> REQUIRED TASK
Count every line that includes the string "diagram" in the entries that follow. Nothing besides the number is needed.

> DATASET ROWS
————
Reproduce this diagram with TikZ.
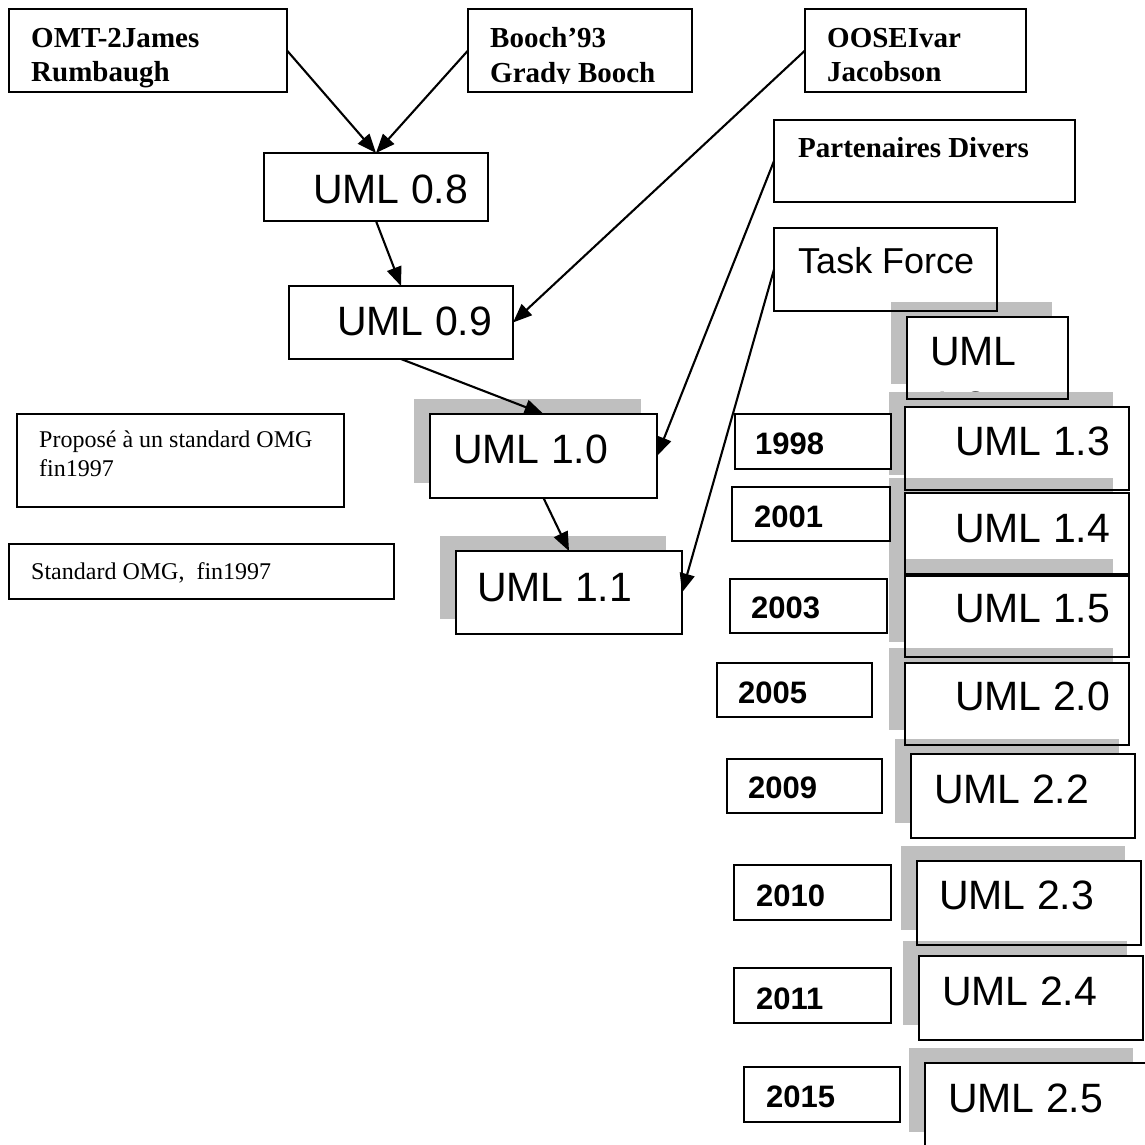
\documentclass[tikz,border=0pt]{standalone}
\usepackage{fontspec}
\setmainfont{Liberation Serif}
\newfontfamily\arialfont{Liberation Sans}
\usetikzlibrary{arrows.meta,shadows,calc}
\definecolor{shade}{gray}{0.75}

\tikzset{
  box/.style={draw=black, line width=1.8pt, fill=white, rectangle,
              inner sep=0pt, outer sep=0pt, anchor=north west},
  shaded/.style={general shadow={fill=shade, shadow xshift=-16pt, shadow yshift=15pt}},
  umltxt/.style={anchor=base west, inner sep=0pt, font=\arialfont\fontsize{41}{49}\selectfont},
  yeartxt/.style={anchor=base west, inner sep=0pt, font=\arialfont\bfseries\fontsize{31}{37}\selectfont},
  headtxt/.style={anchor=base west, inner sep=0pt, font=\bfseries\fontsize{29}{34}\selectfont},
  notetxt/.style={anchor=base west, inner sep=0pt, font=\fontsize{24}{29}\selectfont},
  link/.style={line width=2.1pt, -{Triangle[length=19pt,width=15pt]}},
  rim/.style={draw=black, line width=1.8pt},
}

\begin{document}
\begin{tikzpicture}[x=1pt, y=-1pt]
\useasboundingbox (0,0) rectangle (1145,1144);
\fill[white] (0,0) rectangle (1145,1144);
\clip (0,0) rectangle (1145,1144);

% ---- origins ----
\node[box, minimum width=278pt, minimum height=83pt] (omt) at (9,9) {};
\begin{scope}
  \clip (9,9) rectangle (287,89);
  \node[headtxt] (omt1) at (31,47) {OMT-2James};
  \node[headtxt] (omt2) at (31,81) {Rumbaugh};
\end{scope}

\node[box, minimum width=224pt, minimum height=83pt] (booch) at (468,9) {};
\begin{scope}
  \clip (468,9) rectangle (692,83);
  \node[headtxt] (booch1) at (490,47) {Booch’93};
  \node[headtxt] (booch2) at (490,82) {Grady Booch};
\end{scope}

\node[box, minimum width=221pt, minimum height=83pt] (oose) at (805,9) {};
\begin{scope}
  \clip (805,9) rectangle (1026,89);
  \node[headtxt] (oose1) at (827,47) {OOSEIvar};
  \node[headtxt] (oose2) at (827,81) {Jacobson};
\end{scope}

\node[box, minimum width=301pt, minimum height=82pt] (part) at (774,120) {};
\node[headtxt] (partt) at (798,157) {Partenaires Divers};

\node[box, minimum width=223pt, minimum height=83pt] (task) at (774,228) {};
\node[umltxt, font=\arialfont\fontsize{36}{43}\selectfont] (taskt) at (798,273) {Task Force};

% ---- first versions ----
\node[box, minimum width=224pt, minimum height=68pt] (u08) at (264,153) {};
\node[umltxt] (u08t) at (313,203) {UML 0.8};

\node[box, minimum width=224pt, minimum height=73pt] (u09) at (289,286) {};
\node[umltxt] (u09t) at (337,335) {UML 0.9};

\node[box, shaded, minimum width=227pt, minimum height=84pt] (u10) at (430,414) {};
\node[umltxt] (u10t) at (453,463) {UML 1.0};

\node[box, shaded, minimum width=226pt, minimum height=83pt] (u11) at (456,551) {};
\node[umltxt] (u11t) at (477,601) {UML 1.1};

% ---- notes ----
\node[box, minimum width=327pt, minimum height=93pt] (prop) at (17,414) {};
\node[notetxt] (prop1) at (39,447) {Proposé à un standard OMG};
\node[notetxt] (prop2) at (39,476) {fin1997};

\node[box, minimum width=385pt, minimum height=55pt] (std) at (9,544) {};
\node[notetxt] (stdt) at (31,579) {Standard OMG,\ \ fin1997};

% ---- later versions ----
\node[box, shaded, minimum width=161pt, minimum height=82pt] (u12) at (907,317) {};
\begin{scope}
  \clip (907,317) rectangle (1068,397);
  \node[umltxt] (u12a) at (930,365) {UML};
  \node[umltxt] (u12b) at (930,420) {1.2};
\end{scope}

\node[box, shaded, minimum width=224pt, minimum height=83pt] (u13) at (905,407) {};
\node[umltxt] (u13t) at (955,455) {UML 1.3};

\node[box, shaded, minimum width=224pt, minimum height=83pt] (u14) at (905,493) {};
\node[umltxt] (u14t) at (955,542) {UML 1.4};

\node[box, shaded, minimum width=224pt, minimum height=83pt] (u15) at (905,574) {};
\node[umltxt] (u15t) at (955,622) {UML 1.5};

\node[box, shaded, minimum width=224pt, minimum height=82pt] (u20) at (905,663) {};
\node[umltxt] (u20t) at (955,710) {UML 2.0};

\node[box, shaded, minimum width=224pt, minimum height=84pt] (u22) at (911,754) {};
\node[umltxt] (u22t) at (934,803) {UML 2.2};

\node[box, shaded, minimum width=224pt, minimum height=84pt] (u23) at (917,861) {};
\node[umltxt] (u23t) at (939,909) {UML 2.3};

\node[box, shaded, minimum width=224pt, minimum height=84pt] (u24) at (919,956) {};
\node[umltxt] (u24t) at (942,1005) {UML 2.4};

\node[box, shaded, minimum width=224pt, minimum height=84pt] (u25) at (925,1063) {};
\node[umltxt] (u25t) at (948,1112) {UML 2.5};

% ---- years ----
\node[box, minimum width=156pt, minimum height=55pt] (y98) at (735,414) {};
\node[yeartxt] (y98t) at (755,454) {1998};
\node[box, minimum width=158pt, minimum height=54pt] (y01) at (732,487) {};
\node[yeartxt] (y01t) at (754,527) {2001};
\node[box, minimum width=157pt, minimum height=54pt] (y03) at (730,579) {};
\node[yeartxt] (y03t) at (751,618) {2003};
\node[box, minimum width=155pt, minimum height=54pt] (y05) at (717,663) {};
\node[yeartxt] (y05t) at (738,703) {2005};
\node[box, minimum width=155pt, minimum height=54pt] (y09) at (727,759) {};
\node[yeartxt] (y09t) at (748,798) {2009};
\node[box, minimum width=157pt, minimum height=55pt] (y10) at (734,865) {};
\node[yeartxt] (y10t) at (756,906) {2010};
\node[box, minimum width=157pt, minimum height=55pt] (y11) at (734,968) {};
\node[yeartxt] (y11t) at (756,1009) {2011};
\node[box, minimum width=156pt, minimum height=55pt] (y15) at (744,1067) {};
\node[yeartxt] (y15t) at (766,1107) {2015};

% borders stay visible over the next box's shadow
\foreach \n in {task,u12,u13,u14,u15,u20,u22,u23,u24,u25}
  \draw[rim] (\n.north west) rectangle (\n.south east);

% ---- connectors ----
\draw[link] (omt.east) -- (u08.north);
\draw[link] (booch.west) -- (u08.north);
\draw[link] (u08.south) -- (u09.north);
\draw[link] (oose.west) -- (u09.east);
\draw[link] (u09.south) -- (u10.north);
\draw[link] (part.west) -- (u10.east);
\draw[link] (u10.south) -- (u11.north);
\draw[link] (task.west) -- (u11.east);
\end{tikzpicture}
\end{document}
————
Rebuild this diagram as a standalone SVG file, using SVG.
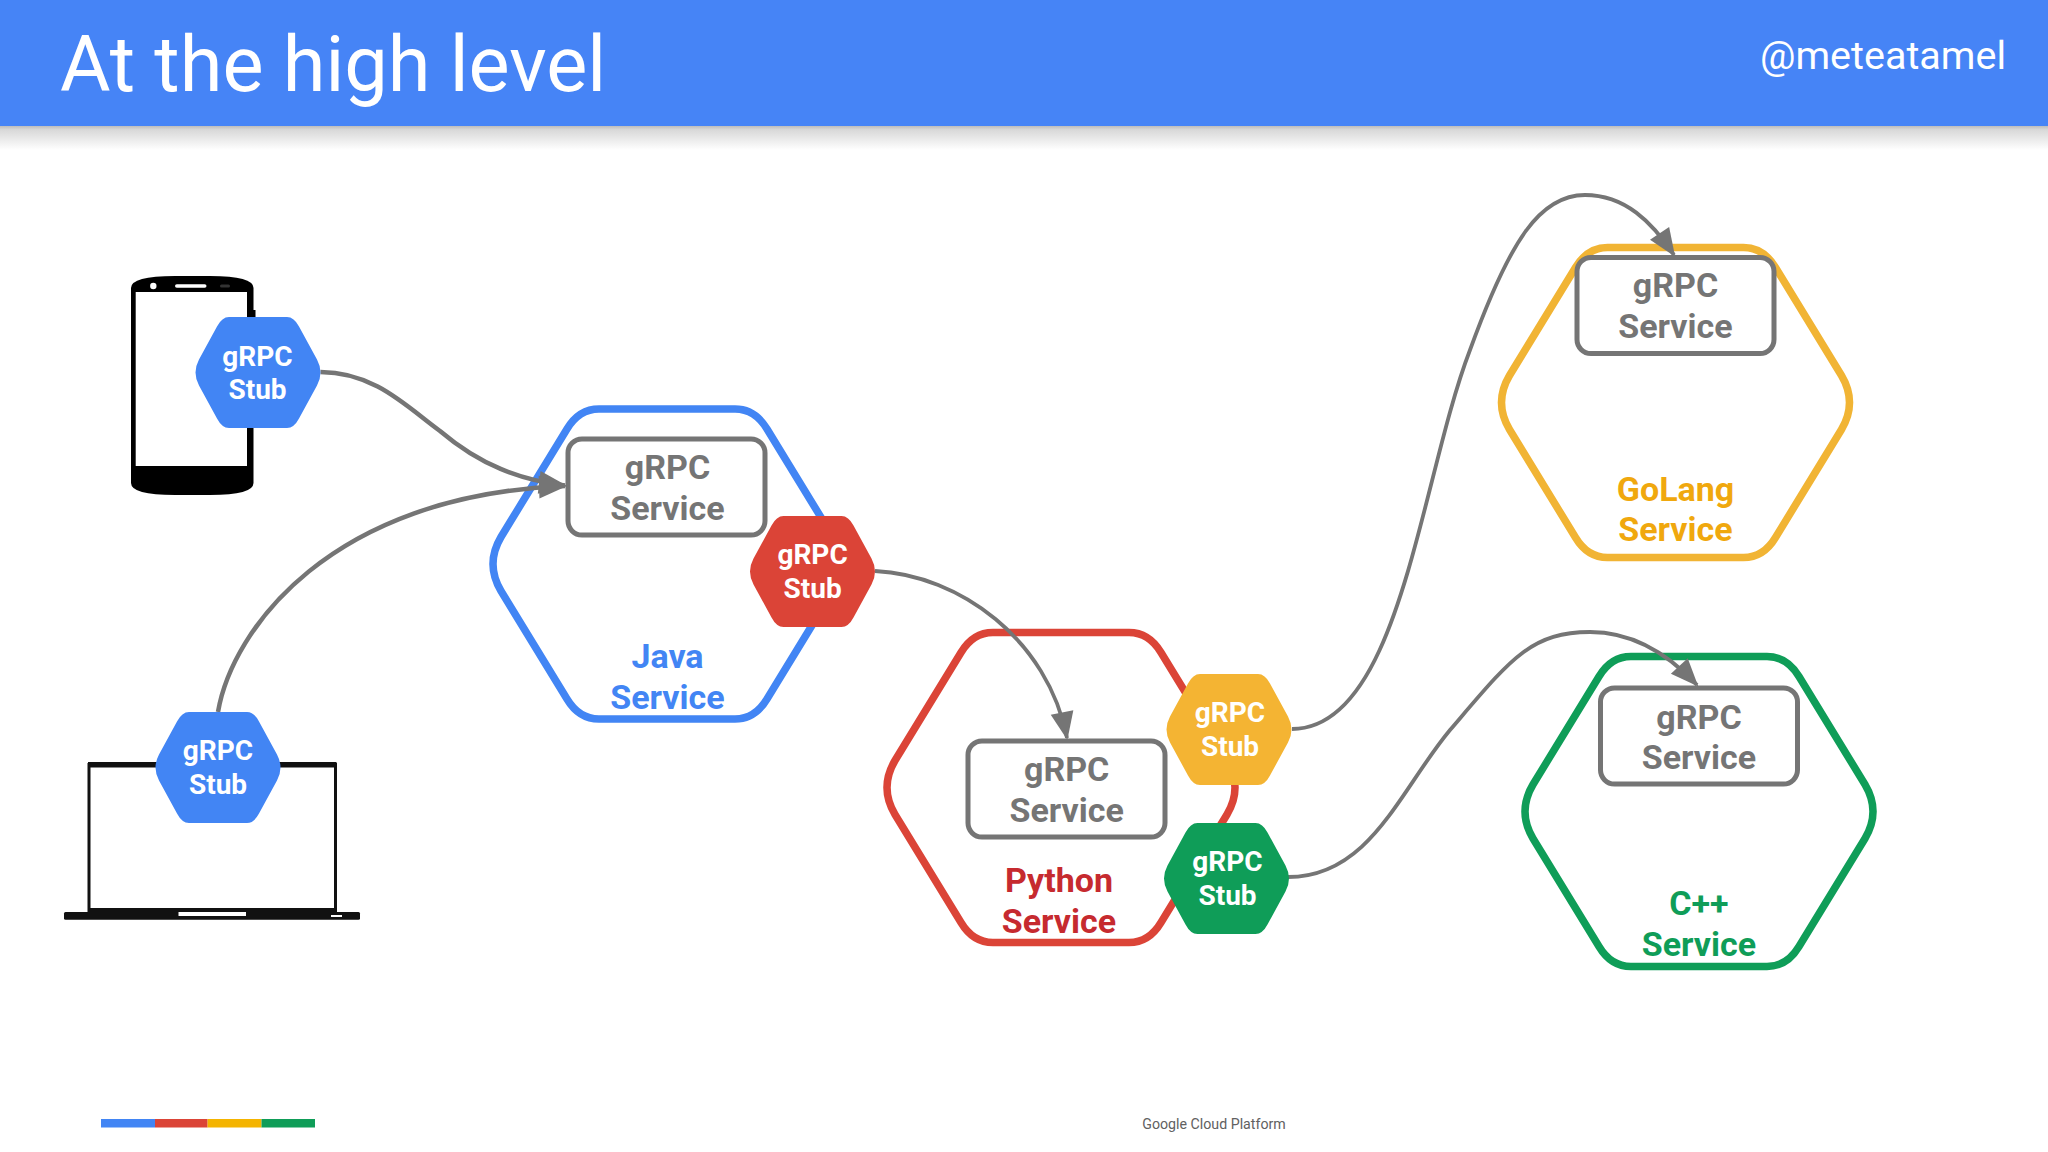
————
> EXERCISE RESULT
2